To do:
Set all the material down again unchanged, without the pictures.
• • • •
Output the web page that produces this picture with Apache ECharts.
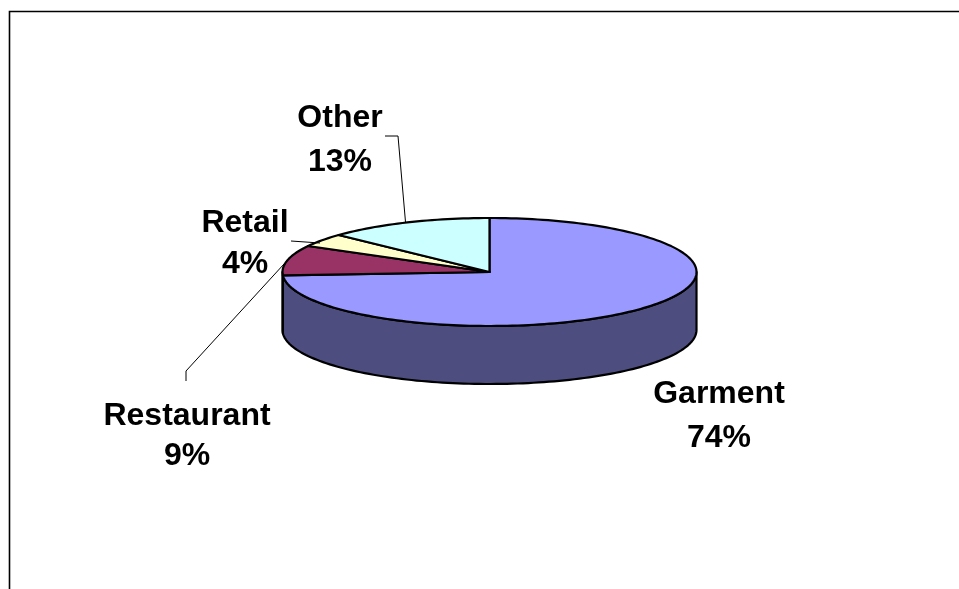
<!DOCTYPE html>
<html>
<head>
<meta charset="utf-8">
<style>html,body{margin:0;padding:0;background:#fff}#c{width:959px;height:589px}</style>
<script src="https://cdn.jsdelivr.net/npm/echarts@6/dist/echarts.min.js"></script>
</head>
<body>
<div id="c"></div>
<script>
const categories = ['Garment', 'Restaurant', 'Retail', 'Other'];
const values = [74, 9, 4, 13];
const topColors = ['#9999FF', '#993366', '#FFFFCC', '#CCFFFF'];
const wallColors = ['#4D4D80', '#4D1A33', '#808066', '#668080'];

const CX = 489.5, CY = 272, RX = 207, RY = 54, DEPTH = 58;
const total = values.reduce((a, b) => a + b, 0);
const labelPos = [[719, 394], [187, 416], [245, 223], [340, 118]];
const labelLineHeights = [44, 40, 41, 44];
const leaders = [
  null,
  [[186, 381], [186, 371], [284, 264]],
  [[291, 241], [320, 243]],
  [[385, 136], [398, 136], [405.5, 222]]
];

function pt(deg, dy) {
  const t = deg * Math.PI / 180;
  return [CX + RX * Math.sin(t), CY - RY * Math.cos(t) + (dy || 0)];
}
function startAngle(i) {
  let s = 0;
  for (let k = 0; k < i; k++) s += values[k];
  return s / total * 360;
}
function arc(a, b, dy) {
  const pts = [], n = Math.max(2, Math.ceil(Math.abs(b - a) / 1.5));
  for (let k = 0; k <= n; k++) pts.push(pt(a + (b - a) * k / n, dy));
  return pts;
}

function renderWall(params, api) {
  const i = params.dataIndex;
  const a = startAngle(i), b = a + api.value(1) / total * 360;
  const lo = Math.max(a, 90), hi = Math.min(b, 270);
  if (hi <= lo) return { type: 'group', children: [] };
  return {
    type: 'polygon',
    shape: { points: arc(lo, hi, 0).concat(arc(hi, lo, DEPTH)) },
    style: { fill: wallColors[i], stroke: '#000', lineWidth: 2.2, lineJoin: 'round' }
  };
}
function renderTop(params, api) {
  const i = params.dataIndex;
  const a = startAngle(i), b = a + api.value(1) / total * 360;
  return {
    type: 'polygon',
    shape: { points: [[CX, CY]].concat(arc(a, b, 0)) },
    style: { fill: topColors[i], stroke: '#000', lineWidth: 2.2, lineJoin: 'round' }
  };
}
function renderLabel(params, api) {
  const i = params.dataIndex;
  const lh = labelLineHeights[i];
  const children = [{
    type: 'text',
    style: {
      x: labelPos[i][0], y: labelPos[i][1],
      text: categories[i] + '\n' + api.value(1) + '%',
      font: 'bold 32px "Liberation Sans", Arial, sans-serif',
      lineHeight: lh, fill: '#000', align: 'center', verticalAlign: 'top'
    },
    y: -lh / 2
  }];
  if (leaders[i]) children.push({
    type: 'polyline',
    shape: { points: leaders[i] },
    style: { fill: 'none', stroke: '#000', lineWidth: 1 }
  });
  return { type: 'group', children };
}

const rows = categories.map((c, i) => [c, values[i]]);
const chart = echarts.init(document.getElementById('c'), null, { renderer: 'canvas' });
chart.setOption({
  animation: false,
  backgroundColor: '#fff',
  graphic: [{
    type: 'polyline',
    shape: { points: [[9.5, 589], [9.5, 11.5], [959, 11.5]] },
    style: { fill: 'none', stroke: '#000', lineWidth: 1.6 }
  }],
  series: [
    { type: 'custom', coordinateSystem: 'none', data: rows, renderItem: renderWall, z: 1, silent: true },
    { type: 'custom', coordinateSystem: 'none', data: rows, renderItem: renderTop, z: 2, silent: true },
    { type: 'custom', coordinateSystem: 'none', data: rows, renderItem: renderLabel, z: 3, silent: true }
  ]
});
</script>
</body>
</html>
• • • •
Complete response:
Output the web page that produces this picture with Apache ECharts.
<!DOCTYPE html>
<html>
<head>
<meta charset="utf-8">
<style>html,body{margin:0;padding:0;background:#fff}#c{width:959px;height:589px}</style>
<script src="https://cdn.jsdelivr.net/npm/echarts@6/dist/echarts.min.js"></script>
</head>
<body>
<div id="c"></div>
<script>
const categories = ['Garment', 'Restaurant', 'Retail', 'Other'];
const values = [74, 9, 4, 13];
const topColors = ['#9999FF', '#993366', '#FFFFCC', '#CCFFFF'];
const wallColors = ['#4D4D80', '#4D1A33', '#808066', '#668080'];

const CX = 489.5, CY = 272, RX = 207, RY = 54, DEPTH = 58;
const total = values.reduce((a, b) => a + b, 0);
const labelPos = [[719, 394], [187, 416], [245, 223], [340, 118]];
const labelLineHeights = [44, 40, 41, 44];
const leaders = [
  null,
  [[186, 381], [186, 371], [284, 264]],
  [[291, 241], [320, 243]],
  [[385, 136], [398, 136], [405.5, 222]]
];

function pt(deg, dy) {
  const t = deg * Math.PI / 180;
  return [CX + RX * Math.sin(t), CY - RY * Math.cos(t) + (dy || 0)];
}
function startAngle(i) {
  let s = 0;
  for (let k = 0; k < i; k++) s += values[k];
  return s / total * 360;
}
function arc(a, b, dy) {
  const pts = [], n = Math.max(2, Math.ceil(Math.abs(b - a) / 1.5));
  for (let k = 0; k <= n; k++) pts.push(pt(a + (b - a) * k / n, dy));
  return pts;
}

function renderWall(params, api) {
  const i = params.dataIndex;
  const a = startAngle(i), b = a + api.value(1) / total * 360;
  const lo = Math.max(a, 90), hi = Math.min(b, 270);
  if (hi <= lo) return { type: 'group', children: [] };
  return {
    type: 'polygon',
    shape: { points: arc(lo, hi, 0).concat(arc(hi, lo, DEPTH)) },
    style: { fill: wallColors[i], stroke: '#000', lineWidth: 2.2, lineJoin: 'round' }
  };
}
function renderTop(params, api) {
  const i = params.dataIndex;
  const a = startAngle(i), b = a + api.value(1) / total * 360;
  return {
    type: 'polygon',
    shape: { points: [[CX, CY]].concat(arc(a, b, 0)) },
    style: { fill: topColors[i], stroke: '#000', lineWidth: 2.2, lineJoin: 'round' }
  };
}
function renderLabel(params, api) {
  const i = params.dataIndex;
  const lh = labelLineHeights[i];
  const children = [{
    type: 'text',
    style: {
      x: labelPos[i][0], y: labelPos[i][1],
      text: categories[i] + '\n' + api.value(1) + '%',
      font: 'bold 32px "Liberation Sans", Arial, sans-serif',
      lineHeight: lh, fill: '#000', align: 'center', verticalAlign: 'top'
    },
    y: -lh / 2
  }];
  if (leaders[i]) children.push({
    type: 'polyline',
    shape: { points: leaders[i] },
    style: { fill: 'none', stroke: '#000', lineWidth: 1 }
  });
  return { type: 'group', children };
}

const rows = categories.map((c, i) => [c, values[i]]);
const chart = echarts.init(document.getElementById('c'), null, { renderer: 'canvas' });
chart.setOption({
  animation: false,
  backgroundColor: '#fff',
  graphic: [{
    type: 'polyline',
    shape: { points: [[9.5, 589], [9.5, 11.5], [959, 11.5]] },
    style: { fill: 'none', stroke: '#000', lineWidth: 1.6 }
  }],
  series: [
    { type: 'custom', coordinateSystem: 'none', data: rows, renderItem: renderWall, z: 1, silent: true },
    { type: 'custom', coordinateSystem: 'none', data: rows, renderItem: renderTop, z: 2, silent: true },
    { type: 'custom', coordinateSystem: 'none', data: rows, renderItem: renderLabel, z: 3, silent: true }
  ]
});
</script>
</body>
</html>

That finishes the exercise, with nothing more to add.